Nous avons commencé une tactique de surveillance active – une méthode inaugurée avec beaucoup de succès à MSK avec le cancer de la prostate à faible risque, un autre type de cancer à croissance lente qui a historiquement été surtraité. Lorsqu’une personne arrive avec un petit cancer papillaire de la thyroïde qui semble être confiné à la glande thyroïde, nous essayons maintenant de déterminer si elle est un bon candidat pour l’observation.
Si notre équipe de cancer de la thyroïde estime qu’une chirurgie immédiate n’est pas nécessaire, nous offrons la possibilité d’avoir une échographie tous les six mois pendant deux ans, lorsque nous examinerons de près le site du cancer et les ganglions lymphatiques voisins pour voir s’il y a un changement. Après deux ans, nous commençons à espacer les échographies, à tous les neuf ou douze mois.
Nous savons que dans la grande majorité des cas, si le cancer de la thyroïde progresse, cela va se faire très lentement – auquel cas nos traitements chirurgicaux seront presque certainement aussi efficaces à l’avenir qu’ils le seraient maintenant. Il existe un faible risque que nous identifiions une propagation des cellules cancéreuses aux ganglions lymphatiques autour de la thyroïde à un moment donné.

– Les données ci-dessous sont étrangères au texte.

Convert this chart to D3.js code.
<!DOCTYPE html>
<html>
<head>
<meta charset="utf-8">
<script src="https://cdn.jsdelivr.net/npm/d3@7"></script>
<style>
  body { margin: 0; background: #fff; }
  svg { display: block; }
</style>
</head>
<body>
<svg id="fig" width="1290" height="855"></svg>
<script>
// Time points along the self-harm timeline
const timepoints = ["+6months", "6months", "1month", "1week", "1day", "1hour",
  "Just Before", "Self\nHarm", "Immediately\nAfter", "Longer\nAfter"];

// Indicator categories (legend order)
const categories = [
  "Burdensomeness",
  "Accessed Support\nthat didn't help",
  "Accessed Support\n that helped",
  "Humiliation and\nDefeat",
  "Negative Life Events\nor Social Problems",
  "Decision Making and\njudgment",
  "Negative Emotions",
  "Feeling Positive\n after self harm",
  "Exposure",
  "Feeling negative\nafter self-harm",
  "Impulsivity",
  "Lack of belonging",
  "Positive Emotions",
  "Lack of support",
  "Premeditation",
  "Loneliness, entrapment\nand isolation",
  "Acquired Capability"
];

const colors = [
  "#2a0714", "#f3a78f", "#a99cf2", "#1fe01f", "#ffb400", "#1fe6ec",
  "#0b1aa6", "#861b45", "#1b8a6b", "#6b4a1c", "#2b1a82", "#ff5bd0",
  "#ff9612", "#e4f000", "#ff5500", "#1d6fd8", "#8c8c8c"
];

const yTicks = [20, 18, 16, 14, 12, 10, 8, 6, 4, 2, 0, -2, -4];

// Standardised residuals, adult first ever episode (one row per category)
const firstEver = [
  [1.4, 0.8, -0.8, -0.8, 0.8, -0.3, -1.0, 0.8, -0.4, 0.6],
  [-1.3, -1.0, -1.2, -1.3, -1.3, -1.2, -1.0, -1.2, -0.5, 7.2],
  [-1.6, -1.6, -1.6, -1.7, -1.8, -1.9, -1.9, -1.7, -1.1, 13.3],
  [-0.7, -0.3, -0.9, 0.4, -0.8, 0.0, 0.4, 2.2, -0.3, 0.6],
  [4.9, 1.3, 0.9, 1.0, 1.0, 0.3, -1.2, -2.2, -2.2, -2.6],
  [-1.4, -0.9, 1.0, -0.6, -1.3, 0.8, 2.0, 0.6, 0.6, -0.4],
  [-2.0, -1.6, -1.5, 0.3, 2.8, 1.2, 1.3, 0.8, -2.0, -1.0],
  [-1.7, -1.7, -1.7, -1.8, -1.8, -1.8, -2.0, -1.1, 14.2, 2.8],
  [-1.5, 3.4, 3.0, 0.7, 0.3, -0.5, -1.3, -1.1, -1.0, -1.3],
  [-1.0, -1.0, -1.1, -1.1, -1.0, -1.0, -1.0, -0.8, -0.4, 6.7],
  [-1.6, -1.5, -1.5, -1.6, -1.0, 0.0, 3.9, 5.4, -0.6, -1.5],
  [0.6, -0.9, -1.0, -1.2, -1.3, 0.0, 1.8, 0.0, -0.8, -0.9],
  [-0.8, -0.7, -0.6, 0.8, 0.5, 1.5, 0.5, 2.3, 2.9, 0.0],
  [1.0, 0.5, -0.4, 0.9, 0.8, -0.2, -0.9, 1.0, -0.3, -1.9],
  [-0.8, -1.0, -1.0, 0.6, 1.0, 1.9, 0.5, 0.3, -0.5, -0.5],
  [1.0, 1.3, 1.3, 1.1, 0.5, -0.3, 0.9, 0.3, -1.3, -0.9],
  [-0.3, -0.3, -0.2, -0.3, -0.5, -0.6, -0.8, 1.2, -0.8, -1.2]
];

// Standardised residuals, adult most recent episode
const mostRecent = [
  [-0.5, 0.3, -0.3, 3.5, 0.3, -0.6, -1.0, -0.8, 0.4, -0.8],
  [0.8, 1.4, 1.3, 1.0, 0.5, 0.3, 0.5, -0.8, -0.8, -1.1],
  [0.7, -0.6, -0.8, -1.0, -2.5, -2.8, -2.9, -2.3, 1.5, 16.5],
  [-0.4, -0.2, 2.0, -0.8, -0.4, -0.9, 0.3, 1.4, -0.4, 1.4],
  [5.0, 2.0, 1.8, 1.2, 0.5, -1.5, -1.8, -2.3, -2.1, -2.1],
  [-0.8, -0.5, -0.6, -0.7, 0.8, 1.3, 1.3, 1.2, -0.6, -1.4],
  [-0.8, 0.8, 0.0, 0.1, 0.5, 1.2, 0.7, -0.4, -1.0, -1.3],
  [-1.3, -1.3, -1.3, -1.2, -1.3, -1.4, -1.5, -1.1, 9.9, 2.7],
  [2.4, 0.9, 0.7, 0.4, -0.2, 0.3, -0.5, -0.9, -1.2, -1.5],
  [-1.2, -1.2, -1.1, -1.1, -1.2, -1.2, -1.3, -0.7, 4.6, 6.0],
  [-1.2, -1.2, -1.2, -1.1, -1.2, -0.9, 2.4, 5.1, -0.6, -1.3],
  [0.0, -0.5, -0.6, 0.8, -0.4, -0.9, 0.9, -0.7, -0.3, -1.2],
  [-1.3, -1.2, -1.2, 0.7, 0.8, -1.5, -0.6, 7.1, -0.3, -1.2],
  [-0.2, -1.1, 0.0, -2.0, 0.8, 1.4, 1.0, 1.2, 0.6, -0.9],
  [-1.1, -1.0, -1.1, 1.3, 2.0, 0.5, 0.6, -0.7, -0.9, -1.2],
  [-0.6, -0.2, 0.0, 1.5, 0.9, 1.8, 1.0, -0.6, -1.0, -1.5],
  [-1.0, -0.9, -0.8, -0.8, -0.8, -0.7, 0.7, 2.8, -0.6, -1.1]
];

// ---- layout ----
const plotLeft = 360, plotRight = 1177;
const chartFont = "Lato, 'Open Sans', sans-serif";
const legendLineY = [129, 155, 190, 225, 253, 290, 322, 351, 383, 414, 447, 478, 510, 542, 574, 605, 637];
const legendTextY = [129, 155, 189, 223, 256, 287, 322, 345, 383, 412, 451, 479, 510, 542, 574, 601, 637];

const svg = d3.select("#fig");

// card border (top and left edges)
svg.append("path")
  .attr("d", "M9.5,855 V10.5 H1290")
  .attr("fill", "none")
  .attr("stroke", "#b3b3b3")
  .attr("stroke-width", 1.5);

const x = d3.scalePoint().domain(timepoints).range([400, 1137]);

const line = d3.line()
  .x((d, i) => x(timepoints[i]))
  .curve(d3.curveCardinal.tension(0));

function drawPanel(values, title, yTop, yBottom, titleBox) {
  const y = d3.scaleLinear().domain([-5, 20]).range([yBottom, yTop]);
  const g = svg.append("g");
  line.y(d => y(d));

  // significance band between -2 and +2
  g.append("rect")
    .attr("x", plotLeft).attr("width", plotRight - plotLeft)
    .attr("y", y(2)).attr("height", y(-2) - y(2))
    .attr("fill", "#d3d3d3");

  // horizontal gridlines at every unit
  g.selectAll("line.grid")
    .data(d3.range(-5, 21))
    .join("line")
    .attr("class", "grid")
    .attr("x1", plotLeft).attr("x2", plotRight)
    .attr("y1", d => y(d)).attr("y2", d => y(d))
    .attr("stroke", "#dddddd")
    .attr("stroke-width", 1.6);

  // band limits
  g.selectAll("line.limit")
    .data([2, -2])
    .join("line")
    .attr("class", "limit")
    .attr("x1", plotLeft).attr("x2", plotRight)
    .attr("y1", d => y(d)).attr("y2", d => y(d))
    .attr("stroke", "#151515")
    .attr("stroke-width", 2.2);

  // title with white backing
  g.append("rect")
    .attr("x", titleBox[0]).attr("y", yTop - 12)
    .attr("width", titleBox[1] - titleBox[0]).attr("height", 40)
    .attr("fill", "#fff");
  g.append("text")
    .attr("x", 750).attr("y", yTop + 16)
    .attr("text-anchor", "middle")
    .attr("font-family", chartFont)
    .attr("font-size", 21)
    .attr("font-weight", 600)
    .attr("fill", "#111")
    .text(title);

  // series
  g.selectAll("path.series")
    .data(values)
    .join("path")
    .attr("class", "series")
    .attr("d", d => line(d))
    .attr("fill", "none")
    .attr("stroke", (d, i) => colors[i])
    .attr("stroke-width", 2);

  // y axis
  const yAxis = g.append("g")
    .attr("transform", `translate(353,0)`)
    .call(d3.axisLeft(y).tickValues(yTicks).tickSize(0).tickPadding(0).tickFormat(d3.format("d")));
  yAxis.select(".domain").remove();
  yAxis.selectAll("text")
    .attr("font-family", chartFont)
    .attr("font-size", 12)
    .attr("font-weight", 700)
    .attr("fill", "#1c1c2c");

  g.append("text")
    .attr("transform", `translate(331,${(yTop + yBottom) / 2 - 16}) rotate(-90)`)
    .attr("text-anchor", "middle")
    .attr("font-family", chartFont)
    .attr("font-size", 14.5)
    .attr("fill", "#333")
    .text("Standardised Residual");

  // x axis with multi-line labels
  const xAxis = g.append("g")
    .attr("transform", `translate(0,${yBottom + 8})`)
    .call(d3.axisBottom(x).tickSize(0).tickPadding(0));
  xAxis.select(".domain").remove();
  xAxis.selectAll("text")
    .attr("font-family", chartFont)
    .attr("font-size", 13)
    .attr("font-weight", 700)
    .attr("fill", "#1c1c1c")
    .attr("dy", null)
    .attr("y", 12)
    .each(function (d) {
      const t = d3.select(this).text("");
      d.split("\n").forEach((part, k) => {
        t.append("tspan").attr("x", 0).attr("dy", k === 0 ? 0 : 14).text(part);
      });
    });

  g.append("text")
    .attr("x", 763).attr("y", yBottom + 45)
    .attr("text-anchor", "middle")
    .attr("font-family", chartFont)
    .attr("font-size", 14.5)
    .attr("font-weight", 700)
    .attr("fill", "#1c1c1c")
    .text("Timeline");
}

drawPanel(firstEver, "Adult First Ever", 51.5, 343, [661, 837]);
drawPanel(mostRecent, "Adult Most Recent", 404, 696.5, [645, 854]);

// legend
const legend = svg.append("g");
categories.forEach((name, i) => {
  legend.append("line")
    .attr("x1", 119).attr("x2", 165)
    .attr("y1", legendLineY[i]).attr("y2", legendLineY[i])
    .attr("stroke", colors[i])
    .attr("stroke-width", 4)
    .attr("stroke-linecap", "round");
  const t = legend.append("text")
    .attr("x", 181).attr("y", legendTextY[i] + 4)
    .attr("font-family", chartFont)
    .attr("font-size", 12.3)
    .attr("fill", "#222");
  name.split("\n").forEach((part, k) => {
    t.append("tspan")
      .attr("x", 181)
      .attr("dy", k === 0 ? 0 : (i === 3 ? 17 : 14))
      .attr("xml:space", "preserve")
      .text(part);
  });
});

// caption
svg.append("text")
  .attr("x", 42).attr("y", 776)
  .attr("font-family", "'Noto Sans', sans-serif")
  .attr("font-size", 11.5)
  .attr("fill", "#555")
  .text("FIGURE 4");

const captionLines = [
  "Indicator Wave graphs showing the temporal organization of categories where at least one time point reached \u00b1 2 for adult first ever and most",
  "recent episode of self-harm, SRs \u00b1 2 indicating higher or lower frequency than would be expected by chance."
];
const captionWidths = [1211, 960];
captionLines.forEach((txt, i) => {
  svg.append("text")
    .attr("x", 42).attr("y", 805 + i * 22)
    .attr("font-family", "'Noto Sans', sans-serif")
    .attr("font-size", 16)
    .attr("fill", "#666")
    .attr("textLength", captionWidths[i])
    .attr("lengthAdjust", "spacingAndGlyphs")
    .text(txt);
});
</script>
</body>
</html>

Mais cette chance est en fait la même que nous fassions une surveillance active ou que nous enlevions la thyroïde d’emblée.

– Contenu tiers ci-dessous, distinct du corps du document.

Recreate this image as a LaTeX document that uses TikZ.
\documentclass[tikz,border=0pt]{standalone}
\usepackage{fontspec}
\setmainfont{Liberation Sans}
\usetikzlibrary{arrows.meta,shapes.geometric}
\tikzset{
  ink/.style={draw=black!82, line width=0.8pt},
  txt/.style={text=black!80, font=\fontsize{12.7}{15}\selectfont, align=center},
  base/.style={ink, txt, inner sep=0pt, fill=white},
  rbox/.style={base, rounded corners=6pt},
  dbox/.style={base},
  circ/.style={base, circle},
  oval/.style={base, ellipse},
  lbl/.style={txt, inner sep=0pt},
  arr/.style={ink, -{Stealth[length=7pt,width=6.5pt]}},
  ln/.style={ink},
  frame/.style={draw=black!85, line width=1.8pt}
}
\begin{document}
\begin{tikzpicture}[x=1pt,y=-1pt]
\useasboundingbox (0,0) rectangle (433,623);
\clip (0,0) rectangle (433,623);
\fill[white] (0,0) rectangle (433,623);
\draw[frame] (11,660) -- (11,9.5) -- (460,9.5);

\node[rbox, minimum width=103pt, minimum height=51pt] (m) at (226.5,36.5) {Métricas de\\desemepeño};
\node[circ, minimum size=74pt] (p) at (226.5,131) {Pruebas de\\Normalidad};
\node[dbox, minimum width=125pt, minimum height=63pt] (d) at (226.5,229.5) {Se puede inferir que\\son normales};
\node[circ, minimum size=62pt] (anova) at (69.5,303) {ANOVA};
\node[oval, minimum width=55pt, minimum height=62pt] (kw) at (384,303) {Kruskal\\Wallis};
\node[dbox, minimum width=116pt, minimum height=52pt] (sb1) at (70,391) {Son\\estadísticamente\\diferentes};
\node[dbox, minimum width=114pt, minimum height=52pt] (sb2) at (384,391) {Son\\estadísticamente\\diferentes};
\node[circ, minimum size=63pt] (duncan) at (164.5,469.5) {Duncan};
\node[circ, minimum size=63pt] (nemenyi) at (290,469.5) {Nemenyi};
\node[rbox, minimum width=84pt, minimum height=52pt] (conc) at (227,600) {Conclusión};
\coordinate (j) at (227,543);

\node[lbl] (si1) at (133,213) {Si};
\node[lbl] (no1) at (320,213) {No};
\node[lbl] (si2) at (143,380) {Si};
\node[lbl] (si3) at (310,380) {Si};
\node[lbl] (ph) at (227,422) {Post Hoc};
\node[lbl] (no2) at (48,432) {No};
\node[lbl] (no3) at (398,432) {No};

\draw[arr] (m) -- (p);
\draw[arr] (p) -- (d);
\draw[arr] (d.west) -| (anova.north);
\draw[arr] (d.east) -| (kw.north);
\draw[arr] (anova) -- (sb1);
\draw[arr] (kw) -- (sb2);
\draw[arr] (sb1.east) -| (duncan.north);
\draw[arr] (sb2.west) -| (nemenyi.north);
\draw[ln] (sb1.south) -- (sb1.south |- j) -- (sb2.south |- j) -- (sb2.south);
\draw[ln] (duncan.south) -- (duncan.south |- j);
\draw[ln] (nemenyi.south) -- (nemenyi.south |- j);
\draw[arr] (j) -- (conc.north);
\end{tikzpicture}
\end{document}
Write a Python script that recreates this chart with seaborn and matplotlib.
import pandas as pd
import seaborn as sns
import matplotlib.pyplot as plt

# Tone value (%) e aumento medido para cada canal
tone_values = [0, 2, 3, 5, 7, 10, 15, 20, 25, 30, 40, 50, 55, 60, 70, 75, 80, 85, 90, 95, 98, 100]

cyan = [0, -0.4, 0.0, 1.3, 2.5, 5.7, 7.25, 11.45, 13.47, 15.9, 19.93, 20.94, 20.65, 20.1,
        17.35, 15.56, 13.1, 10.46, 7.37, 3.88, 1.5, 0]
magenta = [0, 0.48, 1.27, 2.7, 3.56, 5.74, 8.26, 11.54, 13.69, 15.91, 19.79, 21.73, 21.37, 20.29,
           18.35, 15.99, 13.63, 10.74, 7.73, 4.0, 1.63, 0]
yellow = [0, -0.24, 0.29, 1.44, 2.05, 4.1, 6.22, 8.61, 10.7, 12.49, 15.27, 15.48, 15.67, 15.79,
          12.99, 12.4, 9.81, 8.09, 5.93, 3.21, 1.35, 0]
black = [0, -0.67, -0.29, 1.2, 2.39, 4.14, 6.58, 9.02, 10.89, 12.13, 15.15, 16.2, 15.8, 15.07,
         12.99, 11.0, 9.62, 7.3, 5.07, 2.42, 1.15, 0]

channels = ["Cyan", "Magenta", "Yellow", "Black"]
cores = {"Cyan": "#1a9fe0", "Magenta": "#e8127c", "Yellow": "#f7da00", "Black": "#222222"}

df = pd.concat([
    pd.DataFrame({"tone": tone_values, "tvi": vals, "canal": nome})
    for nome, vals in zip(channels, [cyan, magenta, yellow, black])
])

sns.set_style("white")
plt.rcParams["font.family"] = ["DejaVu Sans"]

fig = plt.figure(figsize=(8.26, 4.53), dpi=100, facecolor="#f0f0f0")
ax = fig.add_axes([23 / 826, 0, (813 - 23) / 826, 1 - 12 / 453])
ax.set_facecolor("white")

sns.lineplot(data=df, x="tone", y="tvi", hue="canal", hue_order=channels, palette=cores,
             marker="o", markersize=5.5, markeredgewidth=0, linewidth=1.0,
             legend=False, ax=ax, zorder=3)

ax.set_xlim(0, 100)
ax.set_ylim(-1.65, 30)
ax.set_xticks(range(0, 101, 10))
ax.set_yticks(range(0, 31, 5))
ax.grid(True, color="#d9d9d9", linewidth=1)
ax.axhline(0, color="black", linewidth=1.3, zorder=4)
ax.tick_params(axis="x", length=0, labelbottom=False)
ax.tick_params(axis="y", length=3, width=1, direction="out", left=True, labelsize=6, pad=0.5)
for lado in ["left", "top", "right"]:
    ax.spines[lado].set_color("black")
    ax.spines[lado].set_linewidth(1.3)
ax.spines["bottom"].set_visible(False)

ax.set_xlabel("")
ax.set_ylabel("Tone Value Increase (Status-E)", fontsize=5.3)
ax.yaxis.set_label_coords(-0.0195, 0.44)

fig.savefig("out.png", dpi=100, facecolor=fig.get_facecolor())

Je dis à mes patients que ce n’est pas grave si je me trompe à court terme – nous pouvons faire de la chirurgie plus tard et être tout aussi efficaces.
Certaines petites tumeurs ne conviennent pas à cette méthode, selon la localisation et d’autres facteurs, mais il s’agit d’un groupe minuscule. Nous avons suivi plus de 225 patients pendant une période médiane d’environ deux ans. Sur ces patients, seuls quatre ou cinq ont des tumeurs qui ont grandi.
Comment les patients ont-ils réagi à cette option ? Y a-t-il une réticence à laisser le cancer non traité ?
Certains patients veulent effectivement être opérés tout de suite. Mais un nombre surprenant est intéressé à éviter l’opération. Beaucoup ne veulent pas prendre de pilules, ou bien ils ont des membres de leur famille ou des amis qui ont subi une opération de la thyroïde et ne se sentent pas bien. Je constate que beaucoup de personnes choisissent l’observation comme moyen de reporter le traitement – elles viennent d’obtenir un nouvel emploi, ou il se passe autre chose, et elles ne veulent pas se faire opérer maintenant si ce n’est pas indispensable. Je leur rappelle qu’ils peuvent toujours changer d’avis à tout moment, et que je peux changer d’avis si je vois quelque chose qui ne me plaît pas.
Je rappelle qu’ils peuvent toujours changer d’avis à tout moment.
Bien sûr, lorsque vous voyez un patient individuel, il est impossible de savoir si son cancer de la thyroïde sera stable pendant des années sous observation ou s’il va se développer au cours de l’année ou des deux années suivantes.
Y a-t-il un moyen d’avoir une meilleure idée des tumeurs qui vont réellement se développer ?
C’est une question très importante que nous recherchons activement. Les laboratoires de James Fagin et Michael Berger font activement des recherches pour essayer de déterminer s’il existe une signature génétique qui nous permettrait de prédire ce qui va se passer. Si nous pouvons identifier les mutations qui sont importantes, nous pourrions simplement utiliser une petite aiguille pour faire une biopsie du cancer, analyser les gènes, et être en mesure de prédire plus précisément la probabilité qu’un cancer individuel progresse.
Je pense que les patients trouveraient ce genre d’information très utile pour décider s’ils doivent être surveillés ou passer à la chirurgie immédiate. Donc, même si la surveillance active fonctionne bien chez la grande majorité de nos patients atteints de très petits cancers papillaires de la thyroïde, nous essayons d’utiliser nos laboratoires de recherche moléculaire pour nous donner une idée encore plus claire des tumeurs qui poseront des problèmes, afin de pouvoir offrir à nos patients la meilleure option.